PROF FRIEL TALKS ON DATA PROTECTION, PRICE DISPLAYS AND THE REMOVAL OF AN AIRLINE PASSENGER
Prof Ray Friel was interviewed today on Limerick Today Live 95FM by host Joe Nash about data protection obligations, the display of petrol prices and the forcible removal of a United Airlines passenger.
Joe Nash asked Prof Friel about the obligations on clubs, societies, community organisations and volunteers when dealing with personal data. Friel pointed out that the rules on data protection apply to everyone who acquires personal information and not just the public sector or businesses. Any organisation who gathers personal data should do so in conformity with the law. That requires, in general terms, first, that an individual gives an informed consent to the information they are supplying being used for specific and limited purposes only. Second that the information sought is the minimum that is required to achieve the purpose for which the information was obtained. Third, that the information is used only for the purpose expressed when the consent was given and no other purpose. Fourth, that the information is securely stored and access is limited and controlled. Finally that the information must be deleted when it is no longer required. Joe pointed out several violations of data privacy by the HSE and asked whether there was a culture that did not understand privacy. Prof Friel agreed, saying that as a lawyer he was obsessive about privacy but his daughter who is a sonographer in Crumlin was in a culture where sharing information improved patient outcomes. At an ordinary level, the culture that privacy was not important would have to change, particularly in light of impending rules in 2018 on data protection.

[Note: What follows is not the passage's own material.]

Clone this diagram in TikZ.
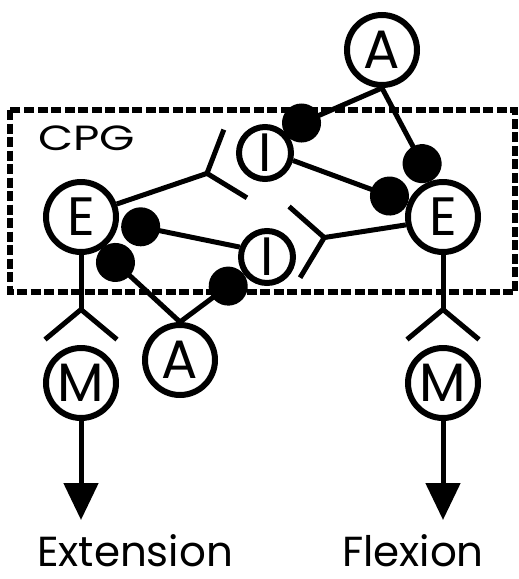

Joe then asked Friel about the forcible removal of a United Airlines passenger. Friel replied that there were two elements to the situation: first the right of the airlines to remove passengers from the plane and second the method by which that is to achieved. United probably did, under the rules of the ticket and other statutory provisions, have the right to remove the passenger but the process of removal by airport security appears to have been heavy handed.
Finally Joe asked Friel to explain the rules vis-à-vis the display of petrol prices which were different than that which was being charged at the pump. Friel pointed out that this constituted misleading advertising which was a statutory offence. Further, the consumer could argue to be refunded the over-payment although on an average tank, every 1cent would amount only to 50-60 cents. Friel recommended bringing it the attention of the attendant, asking to be charged only the displayed price and if that did not happen send a complaint to the Competition and Consumer Protection Authority. Both agreed that of course the ultimate power for the consumer is to take their business elsewhere.